INSTRUCTION — Retype the opening lines of the data exactly, stopping after the line that contains "length=5, width=1.1, right=False)". Skip every picture.
◇ ◇ ◇ ◇ ◇ ◇ ◇
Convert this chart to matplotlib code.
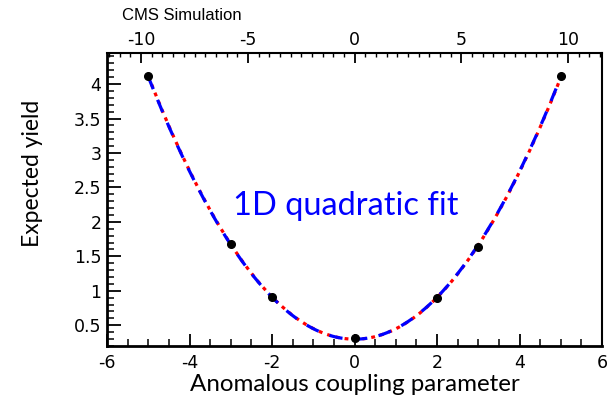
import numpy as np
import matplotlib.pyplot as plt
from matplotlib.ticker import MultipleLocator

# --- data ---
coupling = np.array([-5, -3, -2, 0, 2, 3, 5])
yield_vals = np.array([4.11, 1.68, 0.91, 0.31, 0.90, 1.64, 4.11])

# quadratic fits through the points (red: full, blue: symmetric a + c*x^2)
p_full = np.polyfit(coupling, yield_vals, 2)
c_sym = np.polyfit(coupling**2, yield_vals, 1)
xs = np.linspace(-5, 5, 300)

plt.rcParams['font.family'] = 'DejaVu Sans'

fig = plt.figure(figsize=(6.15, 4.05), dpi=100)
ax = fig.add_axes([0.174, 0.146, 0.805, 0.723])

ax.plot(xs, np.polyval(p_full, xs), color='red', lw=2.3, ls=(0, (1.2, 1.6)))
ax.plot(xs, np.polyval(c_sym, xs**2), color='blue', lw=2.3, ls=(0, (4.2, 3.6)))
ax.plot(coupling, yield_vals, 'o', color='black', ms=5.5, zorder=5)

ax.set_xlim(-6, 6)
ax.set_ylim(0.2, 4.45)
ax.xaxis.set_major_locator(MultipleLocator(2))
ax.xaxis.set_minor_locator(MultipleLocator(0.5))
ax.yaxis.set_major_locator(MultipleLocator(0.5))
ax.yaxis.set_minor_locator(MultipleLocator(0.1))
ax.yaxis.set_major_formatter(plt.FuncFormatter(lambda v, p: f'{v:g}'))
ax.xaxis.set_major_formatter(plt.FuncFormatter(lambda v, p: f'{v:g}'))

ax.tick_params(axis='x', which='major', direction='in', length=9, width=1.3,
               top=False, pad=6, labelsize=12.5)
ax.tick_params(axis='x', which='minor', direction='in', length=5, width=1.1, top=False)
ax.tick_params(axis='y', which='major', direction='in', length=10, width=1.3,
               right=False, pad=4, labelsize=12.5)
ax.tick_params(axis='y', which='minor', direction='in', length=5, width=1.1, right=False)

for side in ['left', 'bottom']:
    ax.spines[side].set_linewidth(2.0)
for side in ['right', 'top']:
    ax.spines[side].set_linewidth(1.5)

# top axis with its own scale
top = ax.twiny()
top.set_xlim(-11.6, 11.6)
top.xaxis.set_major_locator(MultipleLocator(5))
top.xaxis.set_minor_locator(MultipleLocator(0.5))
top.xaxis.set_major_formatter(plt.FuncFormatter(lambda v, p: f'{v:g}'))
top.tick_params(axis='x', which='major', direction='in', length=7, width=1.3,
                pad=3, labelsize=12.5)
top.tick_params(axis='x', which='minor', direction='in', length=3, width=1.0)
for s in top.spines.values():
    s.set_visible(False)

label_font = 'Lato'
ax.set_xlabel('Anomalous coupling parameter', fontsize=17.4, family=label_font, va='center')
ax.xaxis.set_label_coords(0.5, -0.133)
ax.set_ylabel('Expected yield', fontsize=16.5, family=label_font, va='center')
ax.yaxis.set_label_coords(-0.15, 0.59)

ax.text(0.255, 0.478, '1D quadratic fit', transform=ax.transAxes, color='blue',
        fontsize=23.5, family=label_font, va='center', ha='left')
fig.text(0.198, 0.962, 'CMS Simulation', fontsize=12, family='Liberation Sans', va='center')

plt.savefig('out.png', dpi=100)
◇ ◇ ◇ ◇ ◇ ◇ ◇
SOLUTION TO THIS TASK —
Convert this chart to matplotlib code.
import numpy as np
import matplotlib.pyplot as plt
from matplotlib.ticker import MultipleLocator

# --- data ---
coupling = np.array([-5, -3, -2, 0, 2, 3, 5])
yield_vals = np.array([4.11, 1.68, 0.91, 0.31, 0.90, 1.64, 4.11])

# quadratic fits through the points (red: full, blue: symmetric a + c*x^2)
p_full = np.polyfit(coupling, yield_vals, 2)
c_sym = np.polyfit(coupling**2, yield_vals, 1)
xs = np.linspace(-5, 5, 300)

plt.rcParams['font.family'] = 'DejaVu Sans'

fig = plt.figure(figsize=(6.15, 4.05), dpi=100)
ax = fig.add_axes([0.174, 0.146, 0.805, 0.723])

ax.plot(xs, np.polyval(p_full, xs), color='red', lw=2.3, ls=(0, (1.2, 1.6)))
ax.plot(xs, np.polyval(c_sym, xs**2), color='blue', lw=2.3, ls=(0, (4.2, 3.6)))
ax.plot(coupling, yield_vals, 'o', color='black', ms=5.5, zorder=5)

ax.set_xlim(-6, 6)
ax.set_ylim(0.2, 4.45)
ax.xaxis.set_major_locator(MultipleLocator(2))
ax.xaxis.set_minor_locator(MultipleLocator(0.5))
ax.yaxis.set_major_locator(MultipleLocator(0.5))
ax.yaxis.set_minor_locator(MultipleLocator(0.1))
ax.yaxis.set_major_formatter(plt.FuncFormatter(lambda v, p: f'{v:g}'))
ax.xaxis.set_major_formatter(plt.FuncFormatter(lambda v, p: f'{v:g}'))

ax.tick_params(axis='x', which='major', direction='in', length=9, width=1.3,
               top=False, pad=6, labelsize=12.5)
ax.tick_params(axis='x', which='minor', direction='in', length=5, width=1.1, top=False)
ax.tick_params(axis='y', which='major', direction='in', length=10, width=1.3,
               right=False, pad=4, labelsize=12.5)
ax.tick_params(axis='y', which='minor', direction='in', length=5, width=1.1, right=False)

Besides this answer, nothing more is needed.